- The Washington Times - Tuesday, December 18, 2001

Spare-the-rod case back in Ontario court

TORONTO The battle between a Canadian child-welfare unit and a fundamentalist Christian couple who believe they have the right to spank their children with a rod returns to an Ontario court this week.

In July, a Children's Aid Services unit near Aylmer, Ontario, 100 miles southwest of Toronto, forcibly removed the couple's seven children, aged 6 to 14, amid accusations they were being hit with paddles.

The couple belongs to a 200-member congregation of Church of God, which believes striking children with rods or other flexible objects is advised in the Bible.

The welfare unit also questioned a second Church of God family, prompting it to flee to Mexico and triggering a wave of departures by church members.

Colombia's ELN rebels declare holiday truce

BOGOTA, Colombia The rebel National Liberation Army (ELN) declared yesterday a truce for the Christmas and New Year holidays following a weekend agreement by rebel and government negotiators to hold discussions in January on a cease-fire.

The ELN's top commander, Nicolas Rodriguez, said in a broadcast statement the truce would take effect at midnight yesterday and continue to Jan. 6. Colombia's largest rebel army, the Revolutionary Armed Forces of Colombia (FARC), has not so far declared a holiday truce.

President Andres Pastrana resumed peace contacts with the 5,000-member Cuban-inspired ELN last month after he broke off preliminary talks with the organization in early August.

Chile coalition slips in parliament voting

SANTIAGO, Chile The coalition in power since Augusto Pinochet's dictatorship ended in 1990 faced a bleaker future yesterday after narrowly winning weekend parliamentary elections.

The government of President Ricardo Lagos captured about 47 percent of votes against 44 percent for the pro-military opposition, a victory earned in the face of an economic slowdown and voter apathy.

But the government lost ground in both the lower house and the Senate and may now have to make concessions to hard-liners to pass legislation.

Slow economic growth and unemployment of more than 9 percent have cast a shadow over the Concertacion of socialists and Christian Democrats.

Weekly notes

Venezuelan President Hugo Chavez has named Aristobulo Isturiz, a black former union leader and ex-mayor of Caracas, to be basic education minister.

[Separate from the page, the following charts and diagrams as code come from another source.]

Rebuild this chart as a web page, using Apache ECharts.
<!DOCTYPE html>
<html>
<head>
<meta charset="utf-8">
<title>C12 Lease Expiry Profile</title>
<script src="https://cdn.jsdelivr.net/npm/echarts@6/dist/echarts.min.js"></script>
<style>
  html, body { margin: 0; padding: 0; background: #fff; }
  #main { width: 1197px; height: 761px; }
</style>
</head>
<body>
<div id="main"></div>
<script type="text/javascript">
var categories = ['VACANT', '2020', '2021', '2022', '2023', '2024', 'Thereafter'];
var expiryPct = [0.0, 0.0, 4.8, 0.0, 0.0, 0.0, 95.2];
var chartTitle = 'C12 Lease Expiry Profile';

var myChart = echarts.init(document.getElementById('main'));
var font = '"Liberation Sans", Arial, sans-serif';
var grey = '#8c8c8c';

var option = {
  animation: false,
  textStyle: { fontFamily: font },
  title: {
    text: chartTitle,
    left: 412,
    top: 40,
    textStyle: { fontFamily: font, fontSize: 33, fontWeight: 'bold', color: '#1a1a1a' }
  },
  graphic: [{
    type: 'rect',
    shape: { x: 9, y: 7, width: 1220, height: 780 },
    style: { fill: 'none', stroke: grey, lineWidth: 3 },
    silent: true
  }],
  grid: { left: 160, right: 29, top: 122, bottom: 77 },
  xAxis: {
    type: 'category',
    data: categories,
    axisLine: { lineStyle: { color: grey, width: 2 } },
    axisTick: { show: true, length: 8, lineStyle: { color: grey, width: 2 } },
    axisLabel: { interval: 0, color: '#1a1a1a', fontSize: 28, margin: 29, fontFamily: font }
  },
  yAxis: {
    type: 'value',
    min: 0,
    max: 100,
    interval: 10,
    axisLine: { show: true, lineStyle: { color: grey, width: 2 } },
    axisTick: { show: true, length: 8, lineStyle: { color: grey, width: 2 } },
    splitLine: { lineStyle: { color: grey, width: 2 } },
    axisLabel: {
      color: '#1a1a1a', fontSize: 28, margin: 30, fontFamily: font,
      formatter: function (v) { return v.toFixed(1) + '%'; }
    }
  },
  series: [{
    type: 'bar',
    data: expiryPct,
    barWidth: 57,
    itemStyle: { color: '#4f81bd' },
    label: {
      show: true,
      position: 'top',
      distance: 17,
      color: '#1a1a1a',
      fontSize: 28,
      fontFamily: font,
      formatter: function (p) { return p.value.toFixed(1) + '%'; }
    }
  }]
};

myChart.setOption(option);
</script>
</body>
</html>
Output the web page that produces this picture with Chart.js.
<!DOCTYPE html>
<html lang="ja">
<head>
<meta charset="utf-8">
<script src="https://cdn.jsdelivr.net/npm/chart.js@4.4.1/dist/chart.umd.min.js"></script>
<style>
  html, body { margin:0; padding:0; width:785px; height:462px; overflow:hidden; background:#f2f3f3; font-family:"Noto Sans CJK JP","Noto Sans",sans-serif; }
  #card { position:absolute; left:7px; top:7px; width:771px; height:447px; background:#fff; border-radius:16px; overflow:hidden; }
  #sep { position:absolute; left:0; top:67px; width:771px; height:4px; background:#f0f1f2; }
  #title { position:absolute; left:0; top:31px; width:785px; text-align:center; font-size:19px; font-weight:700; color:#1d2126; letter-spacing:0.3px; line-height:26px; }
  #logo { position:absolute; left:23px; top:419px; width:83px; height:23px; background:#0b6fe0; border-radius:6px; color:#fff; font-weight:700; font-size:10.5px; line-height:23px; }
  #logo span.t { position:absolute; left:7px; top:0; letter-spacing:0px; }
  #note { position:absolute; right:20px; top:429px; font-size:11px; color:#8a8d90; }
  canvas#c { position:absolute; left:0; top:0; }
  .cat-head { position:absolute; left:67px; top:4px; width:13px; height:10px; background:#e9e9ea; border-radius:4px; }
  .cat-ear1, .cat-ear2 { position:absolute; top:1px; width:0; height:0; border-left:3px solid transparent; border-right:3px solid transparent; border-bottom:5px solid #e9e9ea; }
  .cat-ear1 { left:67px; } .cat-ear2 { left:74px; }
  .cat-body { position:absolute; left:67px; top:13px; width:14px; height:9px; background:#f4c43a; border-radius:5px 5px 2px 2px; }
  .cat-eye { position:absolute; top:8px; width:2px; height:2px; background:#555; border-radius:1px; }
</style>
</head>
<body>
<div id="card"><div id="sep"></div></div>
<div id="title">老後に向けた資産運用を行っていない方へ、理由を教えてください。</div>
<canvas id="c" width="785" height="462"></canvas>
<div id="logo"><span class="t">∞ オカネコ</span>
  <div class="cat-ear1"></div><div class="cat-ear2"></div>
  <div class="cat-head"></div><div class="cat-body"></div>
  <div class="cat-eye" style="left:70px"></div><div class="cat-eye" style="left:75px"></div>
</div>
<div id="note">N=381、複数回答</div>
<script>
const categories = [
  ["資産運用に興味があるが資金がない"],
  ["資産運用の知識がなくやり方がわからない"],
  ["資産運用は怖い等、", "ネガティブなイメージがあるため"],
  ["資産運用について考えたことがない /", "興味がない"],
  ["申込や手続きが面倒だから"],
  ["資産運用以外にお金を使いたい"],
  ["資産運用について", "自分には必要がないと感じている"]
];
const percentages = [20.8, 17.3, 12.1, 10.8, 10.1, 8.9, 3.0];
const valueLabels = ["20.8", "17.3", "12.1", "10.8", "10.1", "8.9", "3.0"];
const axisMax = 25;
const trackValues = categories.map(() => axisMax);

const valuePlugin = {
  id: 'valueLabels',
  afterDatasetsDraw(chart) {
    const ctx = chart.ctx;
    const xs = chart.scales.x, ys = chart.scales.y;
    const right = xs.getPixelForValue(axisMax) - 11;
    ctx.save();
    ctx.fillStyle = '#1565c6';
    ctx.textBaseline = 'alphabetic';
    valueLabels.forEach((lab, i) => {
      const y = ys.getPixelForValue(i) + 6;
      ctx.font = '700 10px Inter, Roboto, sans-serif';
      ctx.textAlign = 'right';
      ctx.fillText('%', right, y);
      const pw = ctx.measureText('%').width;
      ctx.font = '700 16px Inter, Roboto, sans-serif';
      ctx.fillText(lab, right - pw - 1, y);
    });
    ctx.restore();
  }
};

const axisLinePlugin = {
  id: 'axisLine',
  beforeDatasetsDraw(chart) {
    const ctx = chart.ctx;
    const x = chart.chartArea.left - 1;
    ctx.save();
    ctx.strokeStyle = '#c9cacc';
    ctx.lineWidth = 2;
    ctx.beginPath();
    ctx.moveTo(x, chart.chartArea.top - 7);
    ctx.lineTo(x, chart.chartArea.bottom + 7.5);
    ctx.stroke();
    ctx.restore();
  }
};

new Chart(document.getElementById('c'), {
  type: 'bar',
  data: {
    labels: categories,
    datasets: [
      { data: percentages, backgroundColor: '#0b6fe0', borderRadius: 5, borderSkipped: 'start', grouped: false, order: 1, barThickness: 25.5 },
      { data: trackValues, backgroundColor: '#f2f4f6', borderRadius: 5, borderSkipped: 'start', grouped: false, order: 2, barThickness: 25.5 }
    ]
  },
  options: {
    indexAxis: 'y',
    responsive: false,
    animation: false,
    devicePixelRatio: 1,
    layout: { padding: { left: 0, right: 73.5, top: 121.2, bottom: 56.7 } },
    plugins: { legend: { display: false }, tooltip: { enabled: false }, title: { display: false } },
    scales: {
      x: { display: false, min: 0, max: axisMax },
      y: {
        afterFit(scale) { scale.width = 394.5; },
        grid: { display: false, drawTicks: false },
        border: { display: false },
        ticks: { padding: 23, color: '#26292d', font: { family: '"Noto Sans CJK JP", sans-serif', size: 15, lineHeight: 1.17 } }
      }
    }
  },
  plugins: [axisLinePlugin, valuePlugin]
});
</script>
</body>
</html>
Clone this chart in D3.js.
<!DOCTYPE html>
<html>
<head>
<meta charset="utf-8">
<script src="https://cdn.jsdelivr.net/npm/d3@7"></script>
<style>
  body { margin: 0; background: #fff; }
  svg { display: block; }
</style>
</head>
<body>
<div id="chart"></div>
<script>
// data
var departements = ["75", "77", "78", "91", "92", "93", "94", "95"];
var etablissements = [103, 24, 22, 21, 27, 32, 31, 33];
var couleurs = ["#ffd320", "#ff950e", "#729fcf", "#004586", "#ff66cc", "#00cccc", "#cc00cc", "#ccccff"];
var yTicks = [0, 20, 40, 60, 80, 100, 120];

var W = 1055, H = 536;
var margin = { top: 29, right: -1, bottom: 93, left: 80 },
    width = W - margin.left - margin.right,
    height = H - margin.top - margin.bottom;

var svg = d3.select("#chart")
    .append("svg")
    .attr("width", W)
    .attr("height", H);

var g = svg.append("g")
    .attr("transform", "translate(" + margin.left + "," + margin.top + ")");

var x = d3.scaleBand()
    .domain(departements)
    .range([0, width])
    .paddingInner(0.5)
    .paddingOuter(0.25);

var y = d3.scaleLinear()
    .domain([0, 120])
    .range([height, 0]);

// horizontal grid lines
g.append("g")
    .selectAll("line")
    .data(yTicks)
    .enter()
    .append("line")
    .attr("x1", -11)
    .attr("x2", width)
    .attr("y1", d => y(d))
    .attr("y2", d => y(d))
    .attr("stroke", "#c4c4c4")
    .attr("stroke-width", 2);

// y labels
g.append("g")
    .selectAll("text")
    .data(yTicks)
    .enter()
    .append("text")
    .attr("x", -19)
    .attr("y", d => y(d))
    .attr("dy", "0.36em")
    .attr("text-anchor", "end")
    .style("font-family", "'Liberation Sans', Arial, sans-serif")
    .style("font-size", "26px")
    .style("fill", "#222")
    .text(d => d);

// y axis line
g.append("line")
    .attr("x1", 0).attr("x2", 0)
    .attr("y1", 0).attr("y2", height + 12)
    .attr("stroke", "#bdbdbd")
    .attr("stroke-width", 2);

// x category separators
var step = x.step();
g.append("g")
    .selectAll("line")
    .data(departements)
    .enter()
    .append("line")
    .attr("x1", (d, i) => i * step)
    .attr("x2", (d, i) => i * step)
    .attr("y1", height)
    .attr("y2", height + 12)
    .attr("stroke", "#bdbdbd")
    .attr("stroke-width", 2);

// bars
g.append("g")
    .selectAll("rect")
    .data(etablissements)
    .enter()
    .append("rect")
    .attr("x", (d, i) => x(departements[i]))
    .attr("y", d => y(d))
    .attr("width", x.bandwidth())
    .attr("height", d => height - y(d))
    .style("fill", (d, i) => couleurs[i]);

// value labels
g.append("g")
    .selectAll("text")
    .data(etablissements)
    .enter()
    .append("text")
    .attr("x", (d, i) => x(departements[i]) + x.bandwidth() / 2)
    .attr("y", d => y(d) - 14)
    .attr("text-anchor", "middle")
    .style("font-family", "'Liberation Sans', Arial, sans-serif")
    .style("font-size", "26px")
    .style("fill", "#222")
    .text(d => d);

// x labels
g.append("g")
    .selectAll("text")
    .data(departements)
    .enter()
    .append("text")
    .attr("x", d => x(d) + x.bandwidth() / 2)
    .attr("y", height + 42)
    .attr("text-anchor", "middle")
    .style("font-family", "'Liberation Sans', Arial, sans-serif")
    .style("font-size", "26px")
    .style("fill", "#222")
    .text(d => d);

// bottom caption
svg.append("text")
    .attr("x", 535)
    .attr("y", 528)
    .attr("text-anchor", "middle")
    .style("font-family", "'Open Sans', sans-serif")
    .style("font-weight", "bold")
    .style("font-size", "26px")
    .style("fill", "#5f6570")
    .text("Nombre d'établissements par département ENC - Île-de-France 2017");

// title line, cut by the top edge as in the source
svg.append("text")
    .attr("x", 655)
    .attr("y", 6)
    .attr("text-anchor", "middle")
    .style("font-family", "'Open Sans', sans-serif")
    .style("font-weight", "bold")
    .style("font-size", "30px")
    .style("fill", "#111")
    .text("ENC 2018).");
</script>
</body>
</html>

Mr. Chavez, who announced the appointment during his Sunday "Hello President" TV and radio broadcast, said Mr. Isturiz, a former math teacher, will be responsible for basic and primary education, while Hector Navarro will continue as minister of higher education. Brazilian Central Bank President Arminio Fraga calls a trade bill making its way through the U.S. Congress "worrying" and urged the United States to take a leading role in breaking down international trade barriers.